As per the author's foreword. Gilden-Fire was originally part of a larger, planned section of The Illearth War that followed the mission to the Giants in "real time", but was cut due to space restrictions as well as point-of-view inconsistency with the rest of the Chronicles. The events during the trek through Grimmerdhore are not mentioned in the published narrative of The Illearth War, and some information shared here on the origin and motivation of the Bloodguard does appear in other contexts in the published Chronicles. The rest of the mission after the Grimmerdhore passage was included in the Chronicles, via the narrative device of Bloodguard messengers.

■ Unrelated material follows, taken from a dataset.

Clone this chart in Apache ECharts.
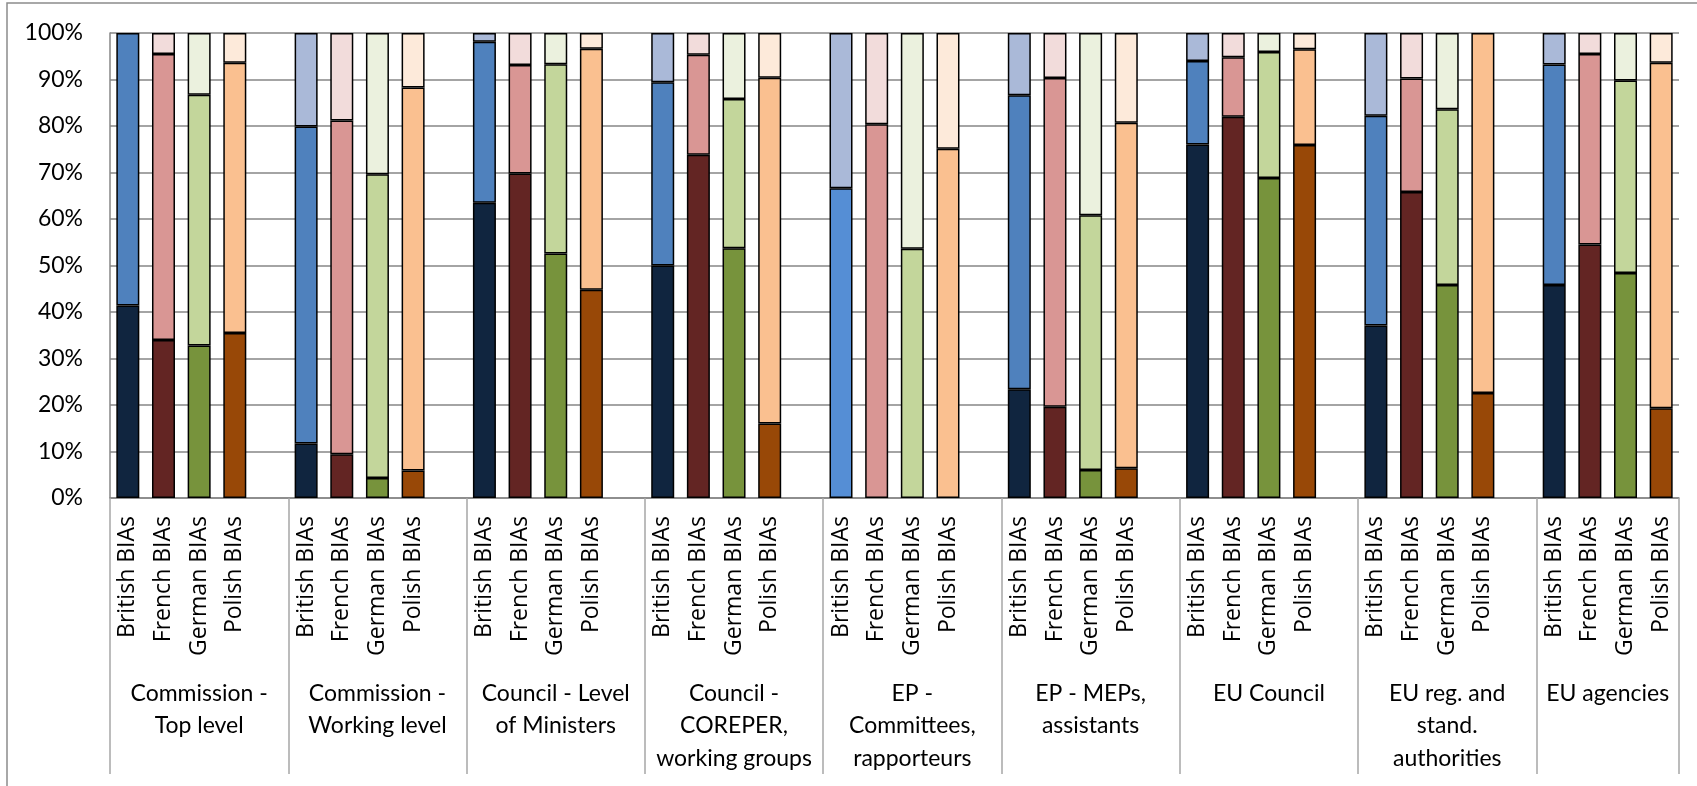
<!DOCTYPE html>
<html>
<head>
<meta charset="utf-8">
<title>BIAs by institution</title>
<script src="https://cdn.jsdelivr.net/npm/echarts@6/dist/echarts.min.js"></script>
<style>
  html, body { margin: 0; padding: 0; background: #fff; }
  #chart { width: 1697px; height: 786px; }
</style>
</head>
<body>
<div id="chart"></div>
<script>
// Institutions (outer category level)
const groups = [
  'Commission -\nTop level',
  'Commission -\nWorking level',
  'Council - Level\nof Ministers',
  'Council -\nCOREPER,\nworking groups',
  'EP -\nCommittees,\nrapporteurs',
  'EP - MEPs,\nassistants',
  'EU Council',
  'EU reg. and\nstand.\nauthorities',
  'EU agencies'
];

// Inner category level
const countries = ['British BIAs', 'French BIAs', 'German BIAs', 'Polish BIAs'];

// Shares (%) per institution: bottom, middle and top segment of each bar
const britishLow  = [41.4, 11.7, 63.5, 50.0,  0.0, 23.4, 76.0, 37.1, 45.8];
const britishMid  = [58.6, 68.2, 34.6, 39.4, 66.6, 63.2, 18.0, 45.1, 47.4];
const britishHigh = [ 0.0, 20.1,  1.9, 10.6, 33.4, 13.4,  6.0, 17.8,  6.8];

const frenchLow   = [34.0,  9.4, 69.8, 73.8,  0.0, 19.6, 82.0, 65.8, 54.5];
const frenchMid   = [61.5, 71.8, 23.3, 21.5, 80.4, 70.7, 12.8, 24.4, 41.0];
const frenchHigh  = [ 4.5, 18.8,  6.9,  4.7, 19.6,  9.7,  5.2,  9.8,  4.5];

const germanLow   = [32.8,  4.3, 52.6, 53.7,  0.0,  6.0, 68.8, 45.8, 48.4];
const germanMid   = [53.9, 65.3, 40.7, 32.1, 53.6, 54.8, 27.1, 37.8, 41.4];
const germanHigh  = [13.3, 30.4,  6.7, 14.2, 46.4, 39.2,  4.1, 16.4, 10.2];

const polishLow   = [35.5,  5.9, 44.8, 16.0,  0.0,  6.4, 75.9, 22.6, 19.3];
const polishMid   = [58.1, 82.4, 51.8, 74.4, 75.1, 74.3, 20.6, 77.4, 74.3];
const polishHigh  = [ 6.4, 11.7,  3.4,  9.6, 24.9, 19.3,  3.5,  0.0,  6.4];

const yTicks = [0, 10, 20, 30, 40, 50, 60, 70, 80, 90, 100];

// Palette: one shade triple per country (dark, medium, light)
const palette = [
  ['#10253F', '#4F81BD', '#AAB9D8'],
  ['#632523', '#D99694', '#F2DCDB'],
  ['#77933C', '#C3D69B', '#EBF1DE'],
  ['#984807', '#FAC090', '#FDEADA']
];
// the British middle segment in the EP committees group uses a brighter blue
const brightBlue = '#558ED5';

const seriesValues = [
  [britishLow, frenchLow, germanLow, polishLow],
  [britishMid, frenchMid, germanMid, polishMid],
  [britishHigh, frenchHigh, germanHigh, polishHigh]
];

// Flatten to a category axis: 4 bars per institution plus a spacer slot
const slotsPerGroup = countries.length + 1;
const categoryLabels = [];
groups.forEach((g, gi) => {
  countries.forEach(c => categoryLabels.push(c));
  if (gi < groups.length - 1) categoryLabels.push('');
});
const totalSlots = categoryLabels.length;

function buildLevel(level) {
  const out = [];
  groups.forEach((g, gi) => {
    countries.forEach((c, ci) => {
      const v = seriesValues[level][ci][gi];
      let color = palette[ci][level];
      if (level === 1 && ci === 0 && gi === 4) color = brightBlue;
      out.push(v === 0 ? null : { value: v, itemStyle: { color: color } });
    });
    if (gi < groups.length - 1) out.push(null);
  });
  return out;
}

const groupCenters = [];
const groupEdges = [0];
groups.forEach((g, gi) => {
  const start = gi * slotsPerGroup;
  const end = Math.min(start + slotsPerGroup, totalSlots);
  groupCenters.push((start + end) / 2);
  groupEdges.push(end);
});

const chart = echarts.init(document.getElementById('chart'));

const gridColor = '#868686';
const dividerColor = '#A6A6A6';

chart.setOption({
  animation: false,
  backgroundColor: '#fff',
  graphic: [{
    type: 'rect',
    shape: { x: 7, y: 3, width: 2000, height: 2000 },
    style: { fill: 'none', stroke: '#8C8C8C', lineWidth: 1.5 },
    silent: true
  }],
  grid: { left: 110, right: 18, top: 33, bottom: 288, containLabel: false },
  xAxis: [{
    type: 'category',
    data: categoryLabels,
    boundaryGap: true,
    axisLine: { show: true, lineStyle: { color: gridColor, width: 1.5 } },
    axisTick: { show: false },
    axisLabel: {
      interval: 0,
      rotate: 90,
      margin: 18,
      color: '#000',
      fontFamily: 'Open Sans',
      fontSize: 23
    }
  }, {
    type: 'value',
    position: 'bottom',
    min: 0,
    max: totalSlots,
    axisLine: { show: false },
    splitLine: { show: false },
    axisTick: {
      show: true,
      customValues: groupEdges,
      length: 276,
      lineStyle: { color: dividerColor, width: 1.5 }
    },
    axisLabel: {
      customValues: groupCenters,
      formatter: function (v) {
        const i = groupCenters.indexOf(v);
        return i >= 0 ? groups[i] : '';
      },
      margin: 179,
      color: '#000',
      fontFamily: 'Lato',
      fontSize: 23,
      lineHeight: 32.5,
      align: 'center'
    }
  }],
  yAxis: {
    type: 'value',
    min: yTicks[0],
    max: yTicks[yTicks.length - 1],
    interval: 10,
    axisLine: { show: true, lineStyle: { color: gridColor, width: 1.5 } },
    axisTick: { show: false },
    splitLine: { show: true, lineStyle: { color: gridColor, width: 1.5 } },
    axisLabel: {
      formatter: '{value}%',
      margin: 27,
      color: '#000',
      fontFamily: 'Lato',
      fontSize: 23
    }
  },
  series: [0, 1, 2].map(level => ({
    type: 'bar',
    stack: 'share',
    xAxisIndex: 0,
    barWidth: 23,
    itemStyle: { borderColor: '#000', borderWidth: 1.5 },
    data: buildLevel(level)
  }))
});
</script>
</body>
</html>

An issue of major importance in the First Chronicles is the question of the reality of the Land. From Covenant's perspective, the Land may well be just a delusion of his disturbed mind; early in his adventure, he gives himself the title of "The Unbeliever". Donaldson goes to great lengths to make this explanation as plausible as any other theory (e.g., Covenant is (to varying degrees) mentally unbalanced, events in the Land seem to parallel his subconscious struggles, his physical condition upon exiting the Land is always exactly the same as his condition upon entering it, etc.). This is the heart of the "Fundamental Question of Ethics" that appears at the very start of the Chronicles, which can be rephrased as "Do one's actions in dreams have any real significance?" Covenant's despicable act early in the first book (the rape of a teenage girl who befriends him when he first arrives in the Land) has consequences throughout the story and can be seen as an attempt to test this theory. The First Chronicles sees the reality of the Land eventually 'proven' to Covenant; another interpretation of Covenant's eventual decision to aid the Land is the realization that, whether the Land is real or not, it matters to him.